■ **Aim**
Filter this material down to the lines that hold "Generate", copying each one.

■ **Recorded information**
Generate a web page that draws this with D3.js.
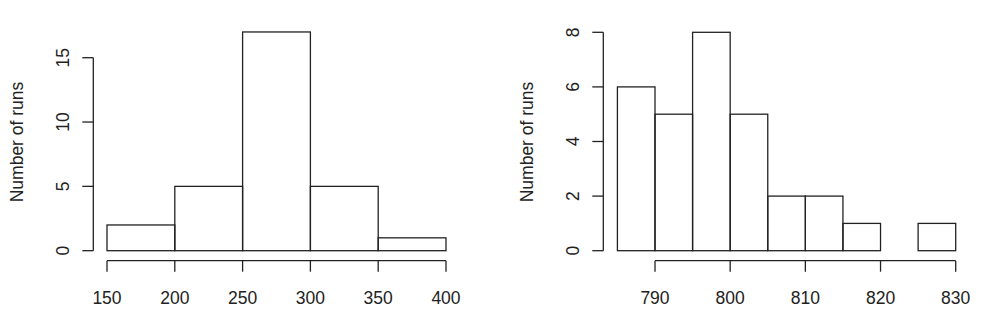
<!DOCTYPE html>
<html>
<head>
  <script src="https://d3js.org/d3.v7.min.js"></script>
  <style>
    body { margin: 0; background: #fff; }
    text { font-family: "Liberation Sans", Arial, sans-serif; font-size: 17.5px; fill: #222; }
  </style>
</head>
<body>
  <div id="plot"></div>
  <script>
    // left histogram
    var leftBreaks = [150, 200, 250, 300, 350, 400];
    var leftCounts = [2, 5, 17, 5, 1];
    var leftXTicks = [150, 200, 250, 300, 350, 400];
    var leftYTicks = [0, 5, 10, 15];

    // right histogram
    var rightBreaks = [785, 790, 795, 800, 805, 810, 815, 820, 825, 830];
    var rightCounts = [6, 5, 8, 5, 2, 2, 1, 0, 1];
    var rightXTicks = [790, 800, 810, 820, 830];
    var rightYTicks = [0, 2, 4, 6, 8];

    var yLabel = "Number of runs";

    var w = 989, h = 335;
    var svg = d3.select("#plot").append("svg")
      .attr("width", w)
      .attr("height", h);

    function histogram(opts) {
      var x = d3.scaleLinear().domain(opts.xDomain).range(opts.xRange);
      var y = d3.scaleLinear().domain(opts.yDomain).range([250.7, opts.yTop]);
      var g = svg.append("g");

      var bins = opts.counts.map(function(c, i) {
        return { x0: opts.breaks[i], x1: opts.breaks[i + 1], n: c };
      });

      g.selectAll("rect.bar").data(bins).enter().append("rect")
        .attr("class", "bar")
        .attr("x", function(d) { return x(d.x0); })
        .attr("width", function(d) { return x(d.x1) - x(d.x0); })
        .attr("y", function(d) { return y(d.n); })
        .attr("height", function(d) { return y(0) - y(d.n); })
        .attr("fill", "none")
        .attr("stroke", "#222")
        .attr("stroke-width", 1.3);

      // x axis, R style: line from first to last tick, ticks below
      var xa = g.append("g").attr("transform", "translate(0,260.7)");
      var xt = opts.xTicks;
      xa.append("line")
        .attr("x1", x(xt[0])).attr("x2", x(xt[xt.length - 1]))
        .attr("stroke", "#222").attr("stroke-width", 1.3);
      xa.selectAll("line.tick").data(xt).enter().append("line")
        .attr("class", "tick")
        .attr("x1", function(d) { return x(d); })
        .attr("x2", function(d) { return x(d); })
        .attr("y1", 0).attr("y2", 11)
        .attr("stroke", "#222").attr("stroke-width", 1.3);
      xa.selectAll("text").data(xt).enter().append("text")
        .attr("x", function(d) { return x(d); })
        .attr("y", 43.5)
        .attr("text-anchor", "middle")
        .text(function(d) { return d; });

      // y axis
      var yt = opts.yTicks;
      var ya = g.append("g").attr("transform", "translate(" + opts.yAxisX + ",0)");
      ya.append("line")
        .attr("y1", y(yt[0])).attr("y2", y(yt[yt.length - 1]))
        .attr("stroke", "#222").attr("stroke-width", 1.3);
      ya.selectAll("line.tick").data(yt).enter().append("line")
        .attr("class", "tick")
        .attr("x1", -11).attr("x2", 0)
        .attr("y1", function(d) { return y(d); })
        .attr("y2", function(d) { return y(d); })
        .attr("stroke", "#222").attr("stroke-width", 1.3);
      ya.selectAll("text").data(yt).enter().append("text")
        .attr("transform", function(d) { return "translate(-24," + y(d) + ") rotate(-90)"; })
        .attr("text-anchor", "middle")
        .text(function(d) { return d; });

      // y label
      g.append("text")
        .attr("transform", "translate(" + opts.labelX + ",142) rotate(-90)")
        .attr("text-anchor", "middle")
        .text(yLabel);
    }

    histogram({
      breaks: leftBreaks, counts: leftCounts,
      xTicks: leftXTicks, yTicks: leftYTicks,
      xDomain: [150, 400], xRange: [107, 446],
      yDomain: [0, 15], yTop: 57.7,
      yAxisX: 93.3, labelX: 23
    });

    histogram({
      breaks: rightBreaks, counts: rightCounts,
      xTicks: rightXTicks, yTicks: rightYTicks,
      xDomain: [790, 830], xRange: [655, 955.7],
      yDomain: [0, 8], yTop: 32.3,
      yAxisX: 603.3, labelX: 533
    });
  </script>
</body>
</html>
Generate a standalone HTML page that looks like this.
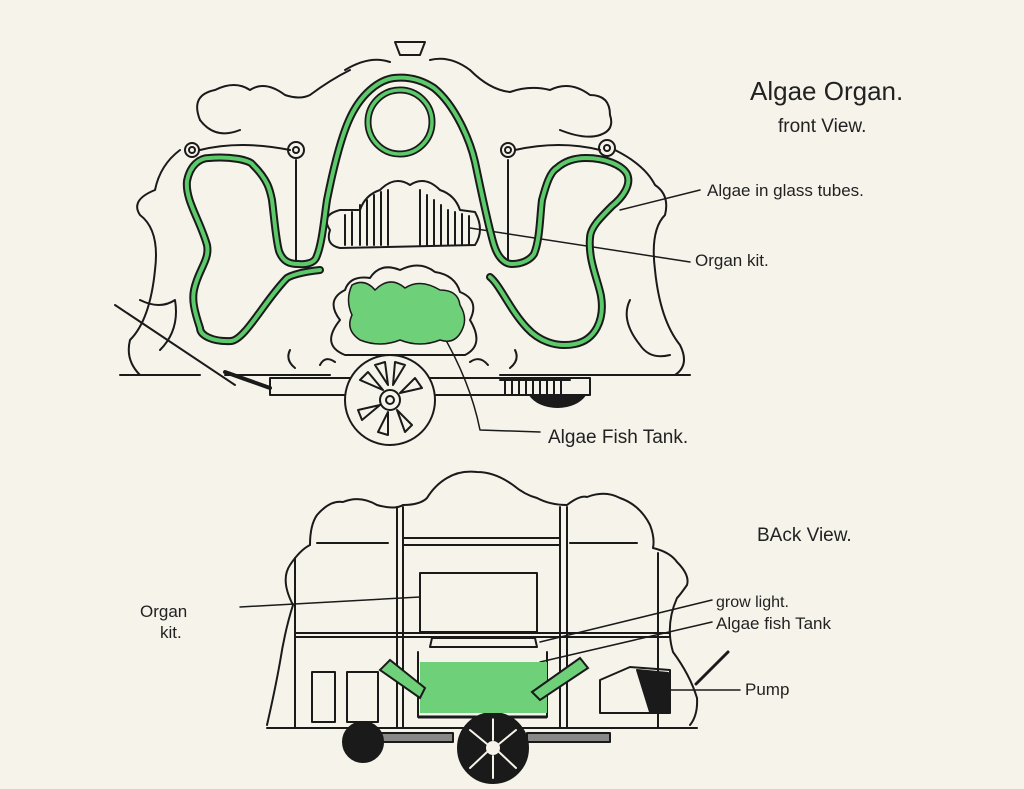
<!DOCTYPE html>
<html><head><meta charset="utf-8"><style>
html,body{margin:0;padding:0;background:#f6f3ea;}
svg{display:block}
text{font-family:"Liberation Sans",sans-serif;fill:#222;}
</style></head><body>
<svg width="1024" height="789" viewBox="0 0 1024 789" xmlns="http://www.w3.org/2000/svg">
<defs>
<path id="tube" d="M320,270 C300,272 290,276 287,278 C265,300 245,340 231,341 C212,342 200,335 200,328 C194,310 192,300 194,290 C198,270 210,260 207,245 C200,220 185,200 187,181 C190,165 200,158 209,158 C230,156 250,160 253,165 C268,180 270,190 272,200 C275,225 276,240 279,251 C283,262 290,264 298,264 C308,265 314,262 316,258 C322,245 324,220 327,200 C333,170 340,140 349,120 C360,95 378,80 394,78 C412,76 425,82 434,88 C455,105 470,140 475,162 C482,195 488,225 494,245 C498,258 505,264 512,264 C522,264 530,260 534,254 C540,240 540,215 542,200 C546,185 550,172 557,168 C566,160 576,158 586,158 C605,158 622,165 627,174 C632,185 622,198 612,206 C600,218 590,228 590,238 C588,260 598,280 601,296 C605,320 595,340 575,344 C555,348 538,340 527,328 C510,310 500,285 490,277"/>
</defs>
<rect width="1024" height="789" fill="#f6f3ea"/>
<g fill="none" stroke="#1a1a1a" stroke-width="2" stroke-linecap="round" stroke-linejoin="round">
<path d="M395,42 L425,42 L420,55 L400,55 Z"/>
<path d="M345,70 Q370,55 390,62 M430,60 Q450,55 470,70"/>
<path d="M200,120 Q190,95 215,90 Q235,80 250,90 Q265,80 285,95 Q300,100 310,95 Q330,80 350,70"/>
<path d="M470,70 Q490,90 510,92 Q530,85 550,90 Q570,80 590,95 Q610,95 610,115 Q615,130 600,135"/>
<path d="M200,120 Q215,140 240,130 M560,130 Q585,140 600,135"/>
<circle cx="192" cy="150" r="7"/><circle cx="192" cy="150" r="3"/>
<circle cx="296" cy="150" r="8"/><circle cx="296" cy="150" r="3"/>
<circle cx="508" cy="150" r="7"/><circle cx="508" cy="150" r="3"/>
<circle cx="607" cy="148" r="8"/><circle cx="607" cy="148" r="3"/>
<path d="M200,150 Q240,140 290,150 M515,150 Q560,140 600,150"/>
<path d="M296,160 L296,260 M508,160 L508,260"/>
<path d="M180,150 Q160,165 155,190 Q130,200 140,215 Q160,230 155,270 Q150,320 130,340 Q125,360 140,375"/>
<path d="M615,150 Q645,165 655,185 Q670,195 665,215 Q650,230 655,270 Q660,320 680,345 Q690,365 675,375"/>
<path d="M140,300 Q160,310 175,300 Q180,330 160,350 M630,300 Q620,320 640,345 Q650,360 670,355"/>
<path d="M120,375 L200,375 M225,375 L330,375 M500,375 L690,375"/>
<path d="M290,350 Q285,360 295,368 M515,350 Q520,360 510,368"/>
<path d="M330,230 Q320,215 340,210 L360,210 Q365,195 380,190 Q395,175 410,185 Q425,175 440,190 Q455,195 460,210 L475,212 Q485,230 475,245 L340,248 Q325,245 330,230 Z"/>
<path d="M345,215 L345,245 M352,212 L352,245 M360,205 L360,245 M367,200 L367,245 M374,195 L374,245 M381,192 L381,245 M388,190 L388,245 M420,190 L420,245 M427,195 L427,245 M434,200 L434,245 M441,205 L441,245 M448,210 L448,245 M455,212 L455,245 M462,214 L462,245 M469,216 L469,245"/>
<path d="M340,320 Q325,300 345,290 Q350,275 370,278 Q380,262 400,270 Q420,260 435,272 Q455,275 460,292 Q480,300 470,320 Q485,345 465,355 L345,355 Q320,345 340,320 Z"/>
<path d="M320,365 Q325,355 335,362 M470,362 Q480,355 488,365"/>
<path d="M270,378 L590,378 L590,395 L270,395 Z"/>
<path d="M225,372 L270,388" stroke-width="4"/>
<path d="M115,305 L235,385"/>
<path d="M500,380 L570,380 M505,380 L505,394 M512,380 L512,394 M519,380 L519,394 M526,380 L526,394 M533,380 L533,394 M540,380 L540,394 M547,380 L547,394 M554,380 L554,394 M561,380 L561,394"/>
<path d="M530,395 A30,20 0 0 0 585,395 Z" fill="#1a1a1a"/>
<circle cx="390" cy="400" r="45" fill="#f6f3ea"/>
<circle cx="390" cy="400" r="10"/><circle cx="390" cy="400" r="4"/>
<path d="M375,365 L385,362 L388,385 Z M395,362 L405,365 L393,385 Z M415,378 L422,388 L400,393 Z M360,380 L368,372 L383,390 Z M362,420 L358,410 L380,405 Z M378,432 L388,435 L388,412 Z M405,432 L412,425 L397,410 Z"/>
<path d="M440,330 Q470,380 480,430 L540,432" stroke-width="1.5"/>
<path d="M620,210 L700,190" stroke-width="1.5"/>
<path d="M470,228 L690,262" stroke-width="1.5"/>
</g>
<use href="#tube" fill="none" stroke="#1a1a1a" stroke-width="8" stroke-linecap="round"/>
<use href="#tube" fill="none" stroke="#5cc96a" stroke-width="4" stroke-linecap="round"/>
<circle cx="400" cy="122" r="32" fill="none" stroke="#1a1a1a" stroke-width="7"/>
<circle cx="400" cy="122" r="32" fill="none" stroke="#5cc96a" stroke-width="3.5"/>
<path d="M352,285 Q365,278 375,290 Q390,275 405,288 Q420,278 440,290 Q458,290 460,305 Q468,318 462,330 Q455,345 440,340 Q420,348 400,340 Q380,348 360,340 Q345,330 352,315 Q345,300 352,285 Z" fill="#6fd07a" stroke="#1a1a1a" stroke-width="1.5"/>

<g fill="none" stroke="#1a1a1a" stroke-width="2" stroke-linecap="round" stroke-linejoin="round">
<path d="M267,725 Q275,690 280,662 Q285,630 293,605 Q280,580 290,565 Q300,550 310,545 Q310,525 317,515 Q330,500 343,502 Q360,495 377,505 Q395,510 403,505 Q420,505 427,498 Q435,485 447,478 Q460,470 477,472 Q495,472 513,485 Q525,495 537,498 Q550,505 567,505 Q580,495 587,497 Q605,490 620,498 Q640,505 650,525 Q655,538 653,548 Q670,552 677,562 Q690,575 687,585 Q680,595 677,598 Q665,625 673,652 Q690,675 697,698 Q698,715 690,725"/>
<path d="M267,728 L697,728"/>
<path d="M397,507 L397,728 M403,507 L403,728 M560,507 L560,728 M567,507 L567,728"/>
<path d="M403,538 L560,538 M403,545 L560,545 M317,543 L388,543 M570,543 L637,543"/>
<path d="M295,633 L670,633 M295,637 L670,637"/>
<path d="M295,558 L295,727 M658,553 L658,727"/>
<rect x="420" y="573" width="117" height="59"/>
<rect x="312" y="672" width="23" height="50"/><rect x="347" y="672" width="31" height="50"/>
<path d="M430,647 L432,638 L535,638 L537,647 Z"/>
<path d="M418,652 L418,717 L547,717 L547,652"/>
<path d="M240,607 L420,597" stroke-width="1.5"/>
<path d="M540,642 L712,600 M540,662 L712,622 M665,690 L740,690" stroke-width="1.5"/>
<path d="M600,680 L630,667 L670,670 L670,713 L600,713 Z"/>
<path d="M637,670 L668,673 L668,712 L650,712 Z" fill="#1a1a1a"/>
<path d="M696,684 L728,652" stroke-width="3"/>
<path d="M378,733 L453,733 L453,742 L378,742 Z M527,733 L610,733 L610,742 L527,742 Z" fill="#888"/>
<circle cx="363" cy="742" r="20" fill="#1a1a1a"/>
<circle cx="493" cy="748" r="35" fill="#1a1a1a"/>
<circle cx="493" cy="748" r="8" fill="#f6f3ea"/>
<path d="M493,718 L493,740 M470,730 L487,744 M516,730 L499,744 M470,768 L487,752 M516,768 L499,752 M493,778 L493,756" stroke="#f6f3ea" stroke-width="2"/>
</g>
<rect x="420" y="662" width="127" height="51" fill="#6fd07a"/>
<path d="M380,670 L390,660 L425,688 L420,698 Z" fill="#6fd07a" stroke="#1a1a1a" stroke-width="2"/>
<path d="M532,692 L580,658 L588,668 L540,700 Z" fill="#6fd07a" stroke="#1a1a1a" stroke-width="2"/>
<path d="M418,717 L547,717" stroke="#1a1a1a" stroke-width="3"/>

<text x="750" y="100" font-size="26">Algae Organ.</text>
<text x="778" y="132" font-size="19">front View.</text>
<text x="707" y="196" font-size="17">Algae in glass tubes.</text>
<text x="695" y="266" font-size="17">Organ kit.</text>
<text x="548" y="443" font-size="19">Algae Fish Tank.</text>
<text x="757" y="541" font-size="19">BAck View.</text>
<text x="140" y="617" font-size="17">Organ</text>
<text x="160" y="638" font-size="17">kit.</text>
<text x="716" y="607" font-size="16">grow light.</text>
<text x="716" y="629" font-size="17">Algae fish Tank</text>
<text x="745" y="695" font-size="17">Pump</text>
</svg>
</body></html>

■ **Expected output**
Generate a web page that draws this with D3.js.
Generate a standalone HTML page that looks like this.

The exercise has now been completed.